A retired Lockport police captain pleaded guilty Thursday to transporting women over state lines on two occasions to work as prostitutes at gatherings of a fraternal club.

John Trowbridge, 60, also admitted to a federal judge that he paid the women for sexual favors at a Wheatfield massage parlor.

His felony guilty plea could result in as much as 18 months in prison for him as well as serious legal trouble for a former state judge and a former state law clerk who are under investigation in the same case.

"He is proactively cooperating in the federal investigation," said Trowbridge's attorney, David C. Douglas. "As a former police officer, he sees cooperating as the proper thing to do in this case."

In court papers filed by the U.S. attorney's office, Trowbridge admitted that he and other men took the prostitutes to an event in Kentucky in October 2005 and another event in Pennsylvania in the fall of 2006.
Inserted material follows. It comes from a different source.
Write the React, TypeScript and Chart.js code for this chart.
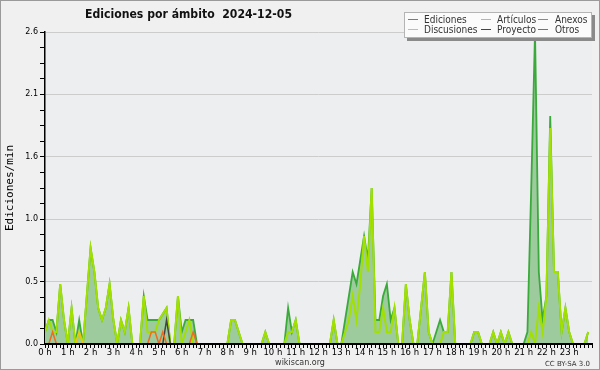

The woman on the Kentucky trip was in an especially vulnerable situation because she was an illegal alien, U.S. Attorney Terrance P. Flynn said.

"[We] will not tolerate the victimization of any member of the community, especially by those who, because of their standing in the community, can easily intimidate those who are least able to protect themselves," Flynn said.

Court papers allege that a "former New York State Supreme Court judge" and "an attorney" accompanied Trowbridge and a prostitute on the Kentucky trip. According to sources close to the case, the former judge was Ronald H. Tills, and the lawyer was Michael R. Stebick, Tills' former law clerk.

The retired judge also accompanied Trowbridge and a different prostitute on the Pennsylvania trip, and Tills also hired a woman for sex at the Wheatfield massage parlor, prosecutor Timothy C. Lynch said in court documents.

Both the Kentucky and Pennsylvania events were sponsored by the Royal Order of Jesters, a nationwide fraternal group that requires its members to be both Masons and Shriners, according to Douglas and other sources close to the case.

Trowbridge frowned and said, "Wrong place, wrong time," as he left the courtroom, but he made no further comment.

His attorney said Trowbridge is sorry for his actions, especially because he is proud of his "unblemished" nearly 30-year career as a police officer. Trowbridge retired in late 2002.

"Obviously, the embarrassment is intense," Douglas said.

Why would a retired career lawman risk going to jail to cavort with prostitutes?

"I can't give you an explanation that is rational or logical, any more than our [former] governor could give you an explanation," Douglas said, referring to Eliot L. Spitzer, who resigned amid a sex scandal last week. "This is a case of individuals making bad decisions."

Trowbridge, who is married, has no previous criminal record.

U.S. District Judge William M. Skretny scheduled sentencing for July 30. Under sentencing guidelines, Skretny said, the former police captain could face up to 18 months in prison for violating the Mann Act, a federal law that bars transporting an individual over state lines for prostitution.

The judge noted that Trowbridge, a Lockport resident, might not get any jail time, depending on his continued cooperation with federal agents and other factors.

So far, no charges have been filed against Tills or Stebick. Both men recently resigned from their jobs in the state courts -- Tills as a hearing officer and Stebick as a law clerk examining applications for gun permits -- because of the pressures of the investigation.

The only details investigators provided about the two women who went on the trips is that both formerly worked at Golden Accupressure on Niagara Falls Boulevard in Wheatfield. Golden Accupressure is one of four local massage parlors that were shut down in December after a federal probe into prostitution and human trafficking.

The investigation into the trips that Trowbridge and his companions took is a spinoff of the massage parlor investigation, police told The Buffalo News.

Details about locations of the two Jesters events have not been disclosed by authorities. Authorities said Trowbridge, Tills and Stebick are all members of the Buffalo chapter of the Jesters.

A national spokesman for the Jesters, Alex Rogers, said the club is dedicated to spreading "mirth and merriment" but does not condone hiring prostitutes for club events.

According to Douglas, the Jesters events Trowbridge attended in Kentucky and Pennsylvania "included mostly legitimate activities, including golf."

Tills and Stebick have hired top Buffalo defense attorneys in anticipation that they, too, could soon face felony charges in the case.

Stebick is represented by Joel L. Daniels and Andrew C. LoTempio. Daniels declined to comment, except to say he was aware of Trowbridge's plea. Tills' attorney, Terrence M. Connors, could not be reached.

A continuing investigation into alleged prostitution at Jesters events is being conducted by a human-trafficking task force, including members of the FBI, U.S. Border Patrol, Erie County Sheriff's Office and U.S. Immigration & Customs Enforcement.